INFORMATION PROVIDED start

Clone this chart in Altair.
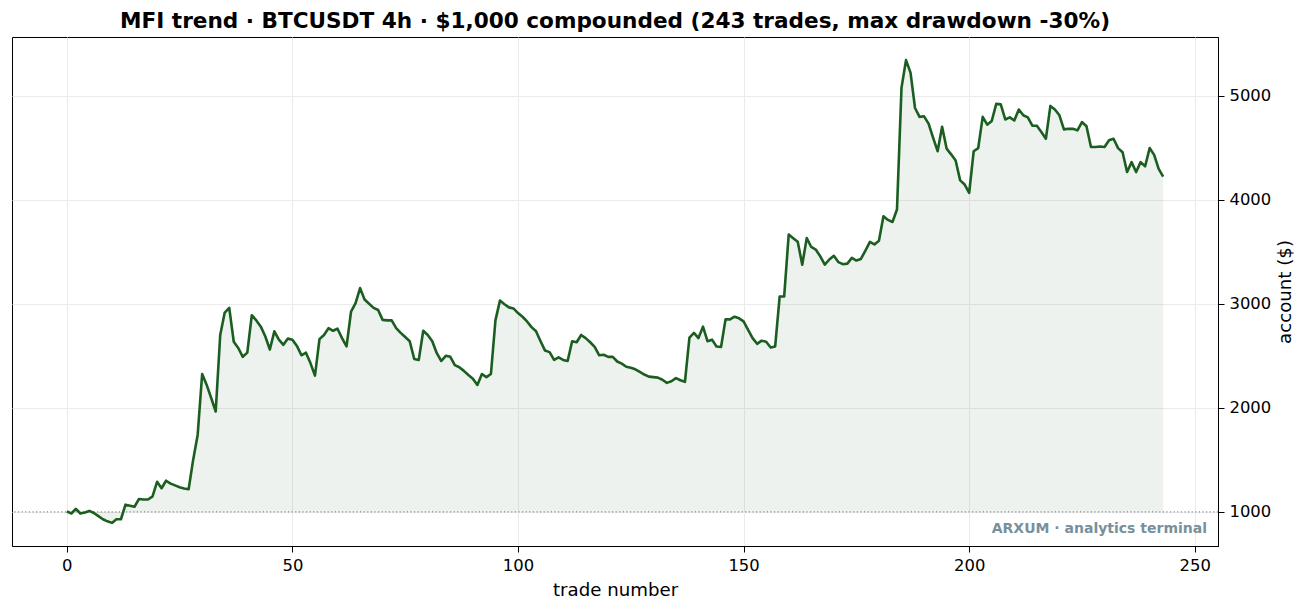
import altair as alt
import pandas as pd

trades = list(range(244))
account = [
    1005, 985, 1030, 985, 995, 1010, 990, 960, 930, 910,
    895, 930, 930, 1070, 1060, 1050, 1125, 1120, 1120, 1150,
    1290, 1228, 1300, 1272, 1255, 1237, 1225, 1218, 1500, 1740,
    2325, 2220, 2095, 1965, 2700, 2915, 2960, 2635, 2575, 2490,
    2530, 2890, 2840, 2780, 2685, 2560, 2735, 2655, 2605, 2665,
    2655, 2595, 2505, 2530, 2430, 2310, 2660, 2700, 2765, 2740,
    2760, 2670, 2590, 2925, 3005, 3150, 3040, 3000, 2960, 2940,
    2845, 2840, 2840, 2765, 2720, 2680, 2640, 2470, 2460, 2740,
    2700, 2640, 2525, 2450, 2500, 2490, 2410, 2390, 2355, 2315,
    2280, 2220, 2325, 2295, 2325, 2840, 3030, 2995, 2965, 2955,
    2910, 2875, 2830, 2775, 2735, 2640, 2550, 2535, 2460, 2485,
    2460, 2450, 2640, 2630, 2700, 2670, 2630, 2585, 2505, 2510,
    2490, 2490, 2445, 2425, 2395, 2385, 2370, 2345, 2320, 2300,
    2295, 2290, 2270, 2240, 2255, 2285, 2265, 2250, 2675, 2720,
    2670, 2780, 2640, 2655, 2590, 2585, 2850, 2850, 2875, 2860,
    2830, 2750, 2670, 2615, 2645, 2635, 2580, 2590, 3070, 3070,
    3665, 3630, 3595, 3375, 3630, 3545, 3520, 3455, 3375, 3425,
    3460, 3400, 3380, 3385, 3440, 3415, 3430, 3510, 3595, 3570,
    3605, 3840, 3805, 3785, 3905, 5075, 5340, 5220, 4880, 4795,
    4800, 4730, 4595, 4465, 4700, 4490, 4435, 4375, 4185, 4145,
    4065, 4465, 4495, 4795, 4720, 4755, 4920, 4915, 4770, 4790,
    4760, 4865, 4810, 4790, 4710, 4710, 4650, 4585, 4900, 4865,
    4810, 4675, 4680, 4680, 4665, 4745, 4705, 4505, 4505, 4510,
    4505, 4570, 4585, 4495, 4455, 4265, 4360, 4265, 4360, 4320,
    4495, 4430, 4295, 4220,
]
start_capital = 1000
x_ticks = [0, 50, 100, 150, 200, 250]
y_ticks = [1000, 2000, 3000, 4000, 5000]
title_text = "MFI trend · BTCUSDT 4h · $1,000 compounded (243 trades, max drawdown -30%)"
watermark = "ARXUM · analytics terminal"

df = pd.DataFrame({"trade": trades, "account": account})

green = "#1b5e20"
FONT = "DejaVu Sans"

xscale = alt.Scale(domain=[-12.15, 255.15], nice=False, zero=False)
yscale = alt.Scale(domain=[673, 5562], nice=False, zero=False)

xenc = alt.X("trade:Q", scale=xscale,
             axis=alt.Axis(values=x_ticks, title="trade number", format="d",
                           titlePadding=8))
yenc = alt.Y("account:Q", scale=yscale,
             axis=alt.Axis(values=y_ticks, orient="right", title="account ($)",
                           titleAngle=270, titleBaseline="top", format="d",
                           titlePadding=6))

base = alt.Chart(df)

area = base.mark_area(color=green, opacity=0.08).encode(
    x=xenc, y=yenc, y2=alt.datum(start_capital)
)
line = base.mark_line(color=green, strokeWidth=2.6, strokeJoin="round").encode(
    x=xenc, y=yenc)

rule = alt.Chart(pd.DataFrame({"v": [start_capital]})).mark_rule(
    color="#8a8a8a", strokeDash=[1.2, 2.4], strokeWidth=1.2
).encode(y=alt.Y("v:Q", scale=yscale))

wm = alt.Chart(pd.DataFrame({"t": [watermark]})).mark_text(
    align="right", baseline="bottom", font=FONT, fontSize=14,
    fontWeight="bold", color="#78909c"
).encode(text="t:N", x=alt.value(1195), y=alt.value(499))

chart = alt.layer(area, rule, line, wm).properties(
    width=1206, height=509,
    background="white",
    title=alt.TitleParams(text=title_text, font=FONT, fontSize=21.6,
                          fontWeight="bold", anchor="middle", color="black",
                          offset=4),
    autosize=alt.AutoSizeParams(type="none"),
    padding={"left": 12, "top": 37, "right": 89, "bottom": 66},
).configure_view(stroke="black", strokeWidth=1).configure_axis(
    labelFont=FONT, labelFontSize=16.4, labelColor="black",
    titleFont=FONT, titleFontSize=18.2, titleFontWeight="normal", titleColor="black",
    tickColor="black", tickSize=6, tickWidth=1,
    domain=True, domainColor="black",
    grid=True, gridColor="#ebebeb", gridWidth=1,
    labelPadding=5,
)

chart.save("out.html", embed_options={"renderer": "svg", "actions": False})
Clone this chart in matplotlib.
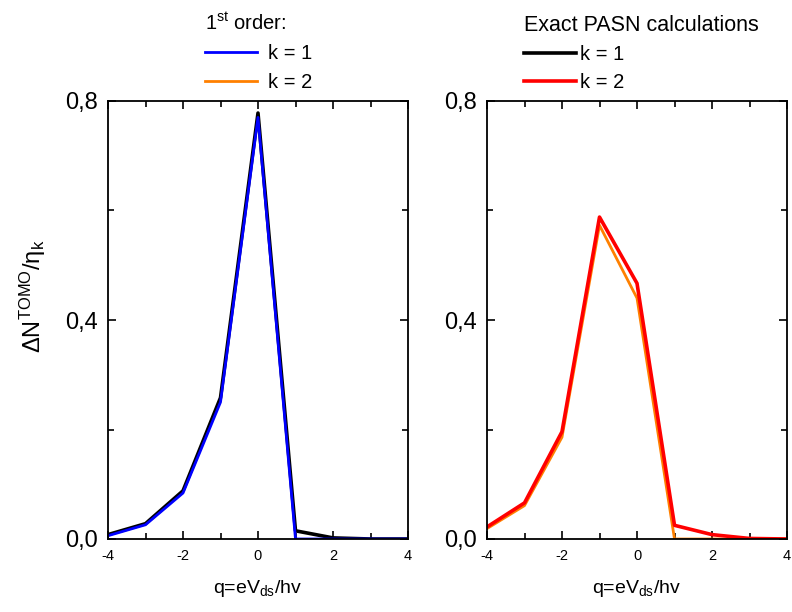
import matplotlib
matplotlib.use("Agg")
import matplotlib.pyplot as plt
from matplotlib.lines import Line2D
from matplotlib.ticker import MultipleLocator, FuncFormatter

plt.rcParams['font.family'] = ['Liberation Sans', 'DejaVu Sans']
plt.rcParams['mathtext.fontset'] = 'custom'
plt.rcParams['mathtext.rm'] = 'Liberation Sans'
plt.rcParams['mathtext.it'] = 'Liberation Sans:italic'
plt.rcParams['axes.unicode_minus'] = False

# dados
q = [-4, -3, -2, -1, 0, 1, 2, 3, 4]
exact_k1 = [0.008, 0.028, 0.088, 0.258, 0.778, 0.015, 0.002, 0.0, 0.0]
first_k1 = [0.006, 0.026, 0.084, 0.250, 0.770, 0.0, 0.0, 0.0, 0.0]
exact_k2 = [0.022, 0.066, 0.196, 0.588, 0.467, 0.025, 0.008, 0.001, 0.0]
first_k2 = [0.019, 0.061, 0.186, 0.573, 0.440, 0.0, 0.0, 0.0, 0.0]

xticks = [-4, -2, 0, 2, 4]
yticks = [0.0, 0.4, 0.8]

fig = plt.figure(figsize=(7.92, 6.12), dpi=100)
ax1 = fig.add_axes([108 / 792, 1 - 539 / 612, 300 / 792, 438 / 612])
ax2 = fig.add_axes([487 / 792, 1 - 539 / 612, 300 / 792, 438 / 612])

ax1.plot(q, exact_k1, color='black', lw=2.6)
ax1.plot(q, first_k1, color='#0000ff', lw=2.0)
ax2.plot(q, first_k2, color='#ff8000', lw=2.0)
ax2.plot(q, exact_k2, color='#ff0000', lw=2.6)

virgula = FuncFormatter(lambda v, p: f"{v:.1f}".replace('.', ','))

for ax in (ax1, ax2):
    ax.set_xlim(-4, 4)
    ax.set_ylim(0, 0.8)
    ax.set_xticks(xticks)
    ax.set_yticks(yticks)
    ax.xaxis.set_minor_locator(MultipleLocator(1))
    ax.yaxis.set_minor_locator(MultipleLocator(0.2))
    ax.yaxis.set_major_formatter(virgula)
    ax.tick_params(which='both', direction='in', top=True, right=True, width=1.2)
    ax.tick_params(which='major', length=6)
    ax.tick_params(which='minor', length=4)
    ax.tick_params(axis='x', labelsize=10.5, pad=7)
    ax.tick_params(axis='y', labelsize=17, pad=7)
    for s in ax.spines.values():
        s.set_linewidth(1.3)
    ax.set_xlabel("q=eV$_{\\rm ds}$/hv", fontsize=14, labelpad=11)

ax1.set_ylabel("ΔN$^{\\rm TOMO}$/η$_{\\rm k}$", fontsize=17)
ax1.yaxis.set_label_coords(-0.2, 0.555)

h1 = [Line2D([], [], color='#0000ff', lw=2), Line2D([], [], color='#ff8000', lw=2)]
leg1 = fig.legend(h1, ["k = 1", "k = 2"], title="1$^{\\rm st}$ order:", loc='upper left',
                  bbox_to_anchor=(205 / 792, 1 - 12 / 612), frameon=False, fontsize=14.5,
                  title_fontsize=14.5, handlelength=2.6, handletextpad=0.55,
                  borderpad=0, borderaxespad=0, labelspacing=0.5)
leg1._legend_box.align = 'left'

h2 = [Line2D([], [], color='black', lw=2.6), Line2D([], [], color='#ff0000', lw=2.6)]
leg2 = fig.legend(h2, ["k = 1", "k = 2"], title="Exact PASN calculations", loc='upper left',
                  bbox_to_anchor=(524 / 792, 1 - 15 / 612), frameon=False, fontsize=14.5,
                  title_fontsize=15.5, handlelength=2.6, handletextpad=0.2,
                  borderpad=0, borderaxespad=0, labelspacing=0.45)
leg2._legend_box.align = 'left'

fig.savefig("out.png", dpi=100)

INFORMATION PROVIDED end

• [GIVEN EXERCISE] Copy only the part of the records that runs from the first line to the line with "import pandas as pd", ends included, leaving pictures out.

• [SOLUTION BELOW]
Clone this chart in Altair.
import altair as alt
import pandas as pd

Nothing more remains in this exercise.